NEW HYDE PARK, NY-Shortly after disposing of $215 million worth of shopping centers, New Hyde Park-based Kimco Realty Corp. closed on a new $400 million unsecured term loan, GlobeSt.com has confirmed with the Long Island retail REIT. The loan is scheduled to mature on April 17, 2014 with three additional one-year options to extend the maturity date at Kimco’s discretion to April 17, 2017, according to a statement from the company.

David F. Bujnicki, vice president of investor relations and corporate communications at Kimco, tells GlobeSt.com that the unsecured loan’s proceeds will be used toward “general corporate purposes,” which also includes the repayment of upcoming debt maturities.

“We do have the ability, if we want, to help us fund some other items, but there is nothing specific that it is indentified for,” he says, noting that the REIT also has a $1.75 billion unsecured resolving line of credit available for property acquisitions.

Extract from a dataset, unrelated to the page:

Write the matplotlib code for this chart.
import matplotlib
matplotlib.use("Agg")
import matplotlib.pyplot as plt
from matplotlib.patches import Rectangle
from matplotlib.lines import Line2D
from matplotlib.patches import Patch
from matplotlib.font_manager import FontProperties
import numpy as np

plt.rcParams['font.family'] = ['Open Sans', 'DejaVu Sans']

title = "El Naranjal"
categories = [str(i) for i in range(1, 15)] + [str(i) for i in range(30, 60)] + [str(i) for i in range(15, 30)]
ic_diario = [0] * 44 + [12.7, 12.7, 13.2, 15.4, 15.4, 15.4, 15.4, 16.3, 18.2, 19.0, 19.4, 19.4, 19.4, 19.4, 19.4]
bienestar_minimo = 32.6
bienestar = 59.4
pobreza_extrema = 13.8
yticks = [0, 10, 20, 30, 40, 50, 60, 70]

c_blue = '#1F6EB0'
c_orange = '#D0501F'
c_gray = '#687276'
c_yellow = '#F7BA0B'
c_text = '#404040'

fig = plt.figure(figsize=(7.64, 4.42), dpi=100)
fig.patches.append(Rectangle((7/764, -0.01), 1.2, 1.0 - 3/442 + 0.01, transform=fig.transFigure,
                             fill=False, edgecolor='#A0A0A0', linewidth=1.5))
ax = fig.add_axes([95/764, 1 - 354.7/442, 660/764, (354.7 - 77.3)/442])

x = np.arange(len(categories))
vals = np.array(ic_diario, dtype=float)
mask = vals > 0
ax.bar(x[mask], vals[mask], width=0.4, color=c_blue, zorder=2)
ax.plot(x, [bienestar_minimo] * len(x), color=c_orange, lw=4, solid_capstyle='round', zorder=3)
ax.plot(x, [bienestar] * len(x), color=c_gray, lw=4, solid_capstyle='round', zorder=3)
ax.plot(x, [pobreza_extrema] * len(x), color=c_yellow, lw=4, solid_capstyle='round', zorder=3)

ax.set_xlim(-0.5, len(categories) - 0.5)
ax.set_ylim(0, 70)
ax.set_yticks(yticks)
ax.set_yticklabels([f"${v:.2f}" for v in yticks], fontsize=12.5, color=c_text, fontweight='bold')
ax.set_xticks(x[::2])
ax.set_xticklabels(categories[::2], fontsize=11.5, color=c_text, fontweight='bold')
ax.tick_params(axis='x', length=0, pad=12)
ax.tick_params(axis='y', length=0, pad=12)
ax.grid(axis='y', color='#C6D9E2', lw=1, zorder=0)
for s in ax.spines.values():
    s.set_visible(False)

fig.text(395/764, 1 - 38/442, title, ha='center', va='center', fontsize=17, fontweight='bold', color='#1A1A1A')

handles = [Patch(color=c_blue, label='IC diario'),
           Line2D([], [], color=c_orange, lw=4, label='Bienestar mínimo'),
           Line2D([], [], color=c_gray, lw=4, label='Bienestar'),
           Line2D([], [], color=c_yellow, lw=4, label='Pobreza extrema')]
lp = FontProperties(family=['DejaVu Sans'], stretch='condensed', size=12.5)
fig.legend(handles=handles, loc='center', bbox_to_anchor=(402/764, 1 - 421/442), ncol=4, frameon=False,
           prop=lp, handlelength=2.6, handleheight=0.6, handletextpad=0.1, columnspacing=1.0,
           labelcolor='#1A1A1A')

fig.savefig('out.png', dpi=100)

This loan, however, allows the company to have flexibility, Bujnicki adds. “We would like to take advantage of current bank rate environment, and instead of waiting later in the year and not knowing where the rate environment will be,” he adds.

Interest on the loan accrues at an annualized rate of LIBOR plus 105 basis points. PNC Bank, National Association is the administrative agent for the new term loan; PNC Capital Markets LLC is the arranger and bookrunner; Regions Bank, Wells Fargo Bank, National Association and JPMorgan Chase Bank, N.A. are syndication agents; and Citibank, N.A. and US Bank National Association are documentation agents.

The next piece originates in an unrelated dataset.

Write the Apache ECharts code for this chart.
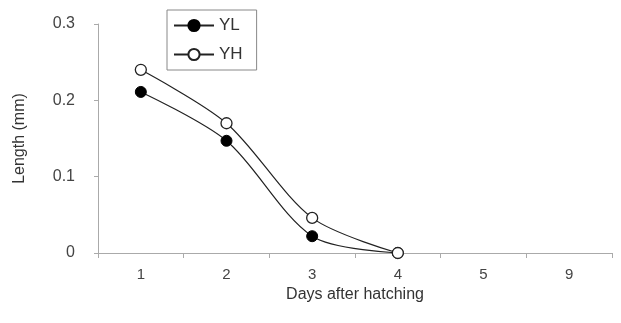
<!DOCTYPE html>
<html><head><meta charset="utf-8">
<script src="https://cdn.jsdelivr.net/npm/echarts@6/dist/echarts.min.js"></script>
<style>html,body{margin:0;padding:0;background:#fff}#c{width:621px;height:323px}</style>
</head><body><div id="c"></div>
<script>
const categories = ['1','2','3','4','5','9'];
const yl = [0.211, 0.147, 0.022, 0, null, null];
const yh = [0.240, 0.170, 0.046, 0, null, null];
const yTicks = [0, 0.1, 0.2, 0.3];

const chart = echarts.init(document.getElementById('c'));
const font = 'Liberation Sans, Arial, sans-serif';
chart.setOption({
  animation: false,
  backgroundColor: '#fff',
  grid: {left: 98, right: 9, top: 24, bottom: 70},
  legend: {
    left: 167, top: 10, orient: 'vertical',
    borderColor: '#888', borderWidth: 1, padding: [7, 14, 7, 6], itemGap: 12,
    itemWidth: 40, itemHeight: 14,
    textStyle: {fontFamily: font, fontSize: 17, color: '#333'},
    data: ['YL', 'YH']
  },
  xAxis: {
    type: 'category', data: categories, boundaryGap: true,
    name: 'Days after hatching', nameLocation: 'middle', nameGap: 30,
    nameTextStyle: {fontFamily: font, fontSize: 16, color: '#333'},
    axisLine: {lineStyle: {color: '#aaa'}},
    axisTick: {show: true, length: 5, lineStyle: {color: '#aaa'}},
    axisLabel: {fontFamily: font, fontSize: 15, color: '#444', margin: 14},
    splitLine: {show: false}
  },
  yAxis: {
    type: 'value', min: 0, max: 0.3, interval: 0.1,
    name: 'Length (mm)', nameLocation: 'middle', nameGap: 70, nameRotate: 90,
    nameTextStyle: {fontFamily: font, fontSize: 16, color: '#333'},
    axisLine: {show: true, lineStyle: {color: '#aaa'}},
    axisTick: {show: true, length: 4, lineStyle: {color: '#aaa'}},
    axisLabel: {fontFamily: font, fontSize: 16, color: '#444', margin: 23,
      formatter: v => { const t = yTicks.find(x => Math.abs(x - v) < 1e-9); return t === 0 ? '0' : String(t); }},
    splitLine: {show: false}
  },
  series: [
    {name: 'YL', type: 'line', data: yl, smooth: 0.3, symbol: 'circle', symbolSize: 11,
      lineStyle: {color: '#222', width: 1.2}, itemStyle: {color: '#000', borderColor: '#000', borderWidth: 1}},
    {name: 'YH', type: 'line', data: yh, smooth: 0.3, symbol: 'circle', symbolSize: 11,
      lineStyle: {color: '#222', width: 1.2}, itemStyle: {color: '#fff', borderColor: '#222', borderWidth: 1.3}}
  ]
});
</script></body></html>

Overall, the REIT has been focusing its retail strategy around primary markets and properties anchored by strong, credit-worthy tenants this year. Bujnicki previously told GlobeSt.com the company’s is also actively pursuing its “asset recycling” program of non-core assets. “We decided to improve the quality of our portfolio and create a real active and robust asset recycling program, targeting core markets and MSAs that we were focused on,” Bujnicki stated. “We were committed to disposing and selling these non-strategic shopping centers and reinvesting those proceeds back into the better markets that we want to focus on, or where we already had a presence.”

The retail REIT also said that only two stores at its shopping centers in Tustin, CA and Dayton, OH are among the 50 locations that Best Buy announced it would be closing this year.